The third section, which I’m currently in, is another overview of MATLAB (it really is used a lot in Biophysics!). I think our prof is doing a really good job with explaining the basics, and he’s focusing on image segmentation techniques which I think is really useful. From my own experience, the majority of my MATLAB usage has been to separate out features from an image, so it’s quite applicable.
We haven’t started the last section yet, but as I understand it, we will be learning about how imaging is affected by our own perception (the eye as a camera, space perception, …). Not too sure yet.
-
Oxygen Transport (3507): This course hasn’t been the most popular among my peers, and I think a large reason why is because of how silly it seems at times. I mean, why do we need to dedicate an entire course on the diffusion of oxygen? At a first glance, it really just seems like the professor is merely teaching the focus of his research, and not because it serves any educational purpose.
The course itself focuses on modelling the diffusion of oxygen through different medium and in different geometry using differential equations and other mathematical tools. It’s a little math heavy, and that does turn some people off too. But apart from the actual content, I think it’s an important course because it teaches you how to approach problems in a systematic way (we are taught a “7 steps of problem solving”). While critics say that it’s a little ridiculous that we’re tested on these steps, I think that teaching a general problem solving framework is a really good idea, and applying this technique to mathematical modelling problems helps place the techniques into a biophysical context. Oxygen transport might not be very important to most people, but learning to develop models to describe biophysical phenomena is a useful skill and feels like a major theme in many of our third year courses (see transport systems, biomechanics, math transforms).
However, as I do like math more than most in my program, your mileage will definitely vary with this course.
Full disclosure: I have done research with the professor of 3507.
Final thoughts: From the last two posts, I hope anyone reading them has gotten a good feel of what Medical Biophyics at UWO is like.

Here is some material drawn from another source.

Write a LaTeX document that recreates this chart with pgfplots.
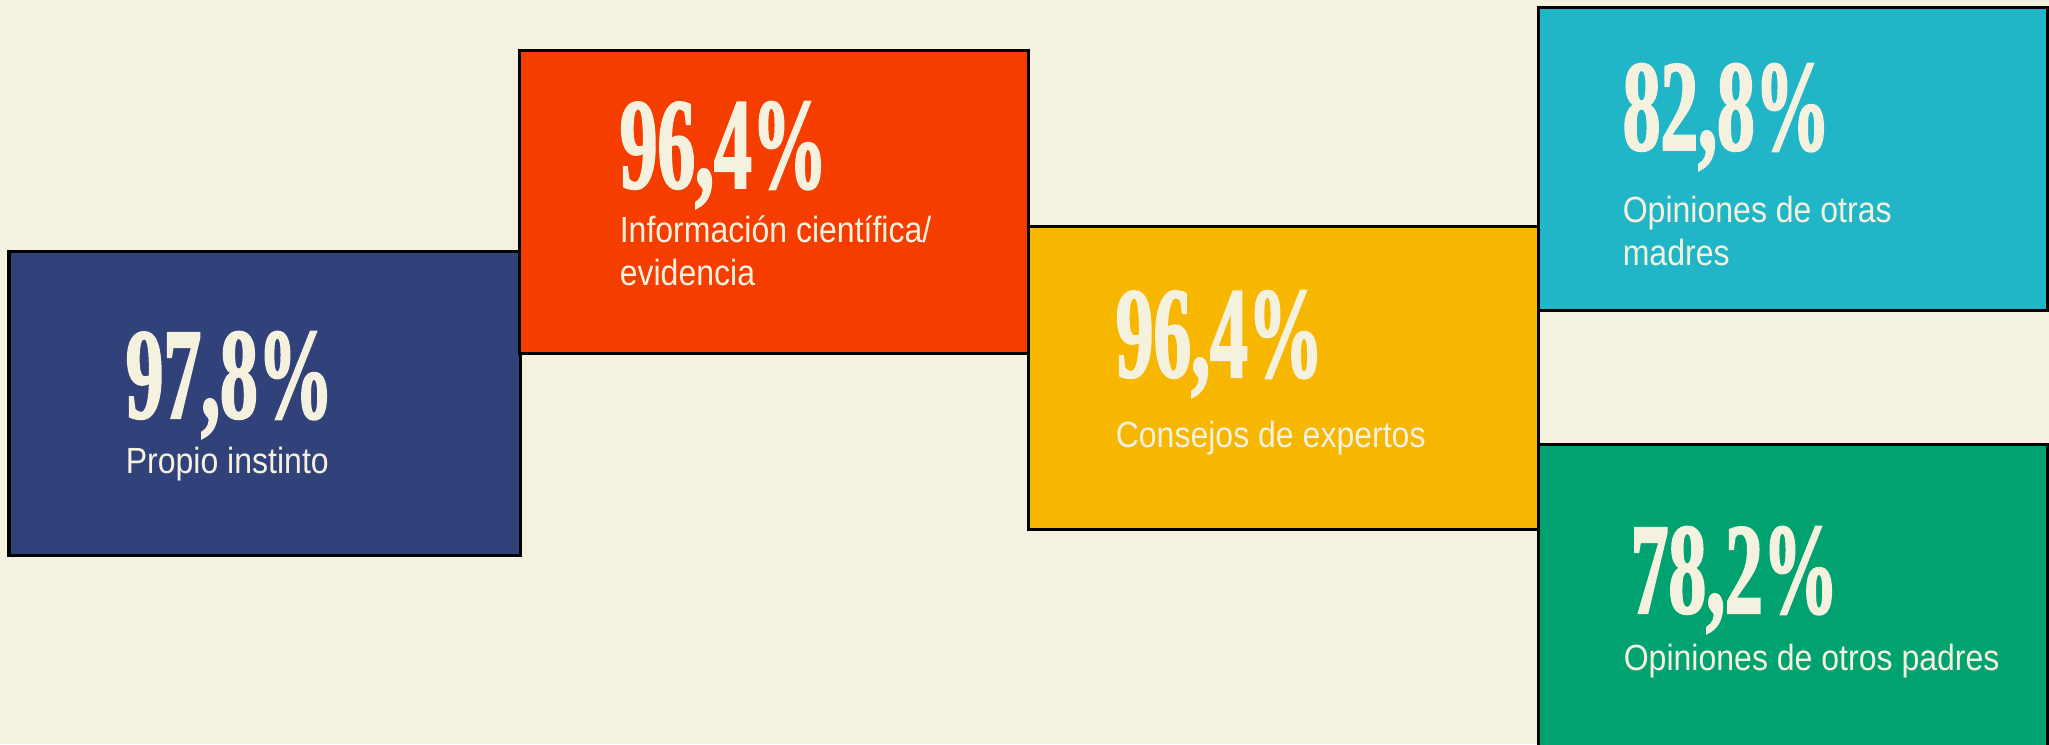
\documentclass[border=0pt]{standalone}
\usepackage{fontspec}
\usepackage{pgfplots}
\pgfplotsset{compat=1.18}
\setmainfont{Liberation Sans}
\newfontfamily\numfont[FakeStretch=0.58, FakeBold=1.5]{Liberation Serif}
\newfontfamily\labfont[FakeStretch=0.88]{Liberation Sans}
\definecolor{bg}{HTML}{F5F1DF}
\definecolor{cream}{HTML}{F5F1DF}
\definecolor{navy}{HTML}{31427A}
\definecolor{redo}{HTML}{F53D00}
\definecolor{yel}{HTML}{F7B600}
\definecolor{cya}{HTML}{20B5C7}
\definecolor{grn}{HTML}{00A370}
\newcommand{\bignum}{\numfont\bfseries\fontsize{32.5}{32.5}\selectfont}
\newcommand{\lab}{\labfont\fontsize{9.1}{10.75}\selectfont}
\begin{document}
\begin{tikzpicture}
\begin{axis}[
  width=512.25pt, height=186pt, scale only axis,
  xmin=0, xmax=2049, ymin=0, ymax=744, y dir=reverse,
  hide axis,
]
\addplot[fill=bg, draw=none] coordinates {(0,0) (2049,0) (2049,744) (0,744)} --cycle;
% Propio instinto 97.8
\addplot[fill=navy, draw=black, line width=0.75pt] coordinates {(9,251) (520,251) (520,555) (9,555)} --cycle;
% Informacion cientifica 96.4
\addplot[fill=redo, draw=black, line width=0.75pt] coordinates {(519,50) (1028,50) (1028,353) (519,353)} --cycle;
% Consejos de expertos 96.4
\addplot[fill=yel, draw=black, line width=0.75pt] coordinates {(1028,226) (1538,226) (1538,529) (1028,529)} --cycle;
% Opiniones de otras madres 82.8
\addplot[fill=cya, draw=black, line width=0.75pt] coordinates {(1538,7) (2047,7) (2047,310) (1538,310)} --cycle;
% Opiniones de otros padres 78.2
\addplot[fill=grn, draw=black, line width=0.75pt] coordinates {(1538,444) (2047,444) (2047,760) (1538,760)} --cycle;

\node[anchor=base west, inner sep=0, text=cream] at (axis cs:125,418) {\bignum 97,8\%};
\node[anchor=base west, inner sep=0, text=cream] at (axis cs:125,473) {\lab Propio instinto};

\node[anchor=base west, inner sep=0, text=cream] at (axis cs:619,188) {\bignum 96,4\%};
\node[anchor=base west, inner sep=0, text=cream] at (axis cs:619,242) {\lab Información científica/};
\node[anchor=base west, inner sep=0, text=cream] at (axis cs:619,285) {\lab evidencia};

\node[anchor=base west, inner sep=0, text=cream] at (axis cs:1115,377) {\bignum 96,4\%};
\node[anchor=base west, inner sep=0, text=cream] at (axis cs:1115,447) {\lab Consejos de expertos};

\node[anchor=base west, inner sep=0, text=cream] at (axis cs:1622,150) {\bignum 82,8\%};
\node[anchor=base west, inner sep=0, text=cream] at (axis cs:1622,222) {\lab Opiniones de otras};
\node[anchor=base west, inner sep=0, text=cream] at (axis cs:1622,265) {\lab madres};

\node[anchor=base west, inner sep=0, text=cream] at (axis cs:1630,613) {\bignum 78,2\%};
\node[anchor=base west, inner sep=0, text=cream] at (axis cs:1623,670) {\lab Opiniones de otros padres};
\end{axis}
\end{tikzpicture}
\end{document}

These are the mandatory courses for everyone in the program (apart from Optics), so I believe it to be quite representative of the program. I feel like while we explore a variety of different topics, one problem is that no single topic is studied at a deep level simply because most people in the program (myself included) lack the sufficient biology, math, physics, or engineering background. Medical biophysics as a field is really the result of many experts in vastly different fields coming together to solve medical problems, so it’s really hard to teach this discipline at an undergraduate level.
I feel that this program will definitely benefit people who are self-directed learners, those who seek to explore things they are interested in on their own. The different courses will definitely teach you to problem solve more than it will give you a rich knowledge of anything in particular (as opposed to modules like Physiology or Microbiology and Immunology). Whether or not that’s what you’re looking for is up to you.